Disturbances in the Force Ahead for Wordle

Comment on Wordle No. 943

January 19, 2024

Some of you may recall that I wrote software that can play Wordle, the online game owned by and housed at The New York Times. At the outset such software must know what words are accepted by Wordle as guesses and what words might be used as the solution in a game. Thus, the software must employ two word lists.

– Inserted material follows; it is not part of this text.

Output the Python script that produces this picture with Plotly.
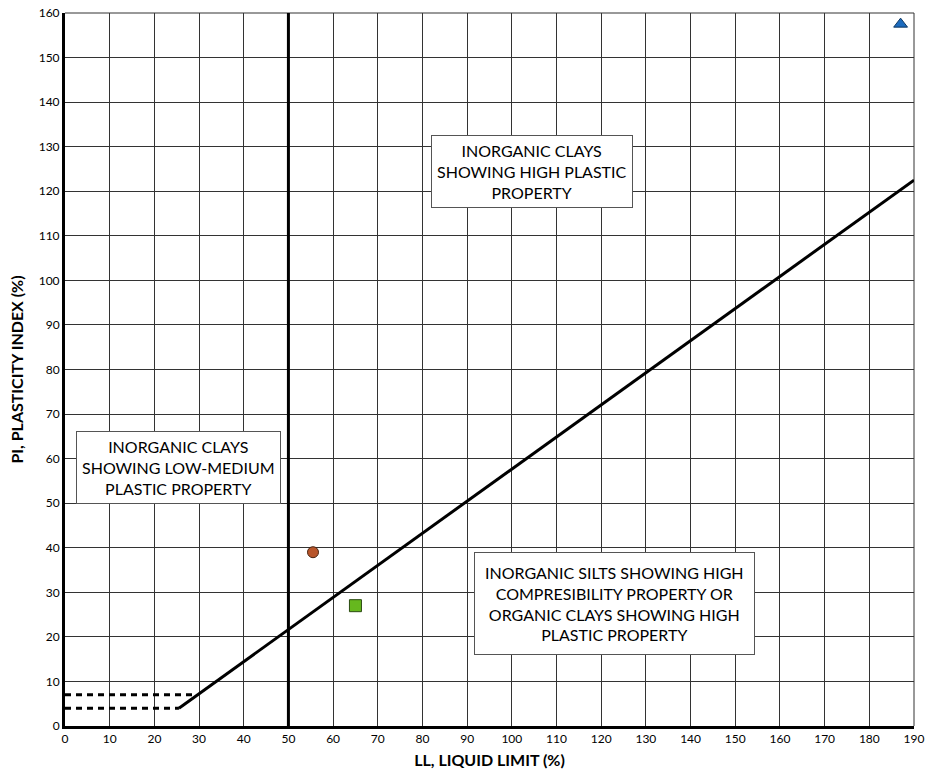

There is one game every day. The first game in history (before acquisition by The New York Times) was conducted online June 19, 2021. Yesterday (January 18, 2024) was the day of game no. 943. As that game is over, I may reveal its solution, which was "stole". My favorite first guess is the word "roate". After making that guess yesterday, I saw this:

ROATE

It's relative rare for me to determine three of the five letters with my first guess. My software, using a list of what I think are words that might reasonably appear as solutions, reported that the possible solutions among the words on my list were "stoke", "stole", "stone", "stove", and "those". At first glance it appears that I have a 20% chance of guessing correctly on my second guess by picking one of those 5 words at random. But I can dig deeper. For each of those words I can hypothesize that that word is the solution, use any one of the words as a guess for that solution, and find the number of words that would still be in play. In this way I can determine for each of those words as a guess the number of words still in play following that word as a guess, and select for my next guess a word for which the number of words still in play is minimum. With this example -- and using my word lists -- each of the four words beginning with 's' is a better second guess than the word "those".

There are two further wrinkles, one helpful and one not helpful. The unhelpful wrinkle is that the solution may not be on the list of words that I imagine as possible solutions. For that list I had a good start because the early game of Wordle had semi-public lists of allowed guesses and possible solutions. As time went by, the list of allowed guesses was significantly expanded but remained semi-public. But the list of possible solutions dropped out of semi-public sight, and, more to the point, there have been four solutions over time -- in games 646 (guano), 659 (snafu), 720 (balsa), and 730 (kazoo) -- that were not on the early list of possible solutions.

The helpful wrinkle is that up through today -- game 944 -- no word has been used as a solution more than once. Quite obviously, unless Wordle is discontinued before, say, its 10th anniversary in 2031, sole use solutions cannot continue forever.

Why do I call that a helpful wrinkle? I expect that the Wordle editor at the New York Times is aware of the history of sole use and is aware that at some point sole use must be discontinued. But for the meanwhile a player can gain advantage by assuming that sole use is still in effect. With game 943 the assumption of sole use narrows the list of 5 words in play to 2, "stoke" and "stole", which means that a random second guess among those has a 50% chance of being correct.

One more example. Suppose the first guess is "least". Then

LEAST

That is a remarkably lucky guess yielding 4 letters. The words in play -- using my list of possible solutions -- are "steel", "stole", and "style". The "deeper dig" procedure flags "stole" and "style" as optimal second guesses, but assuming sole use, there is only one optimal second guess, which is "stole".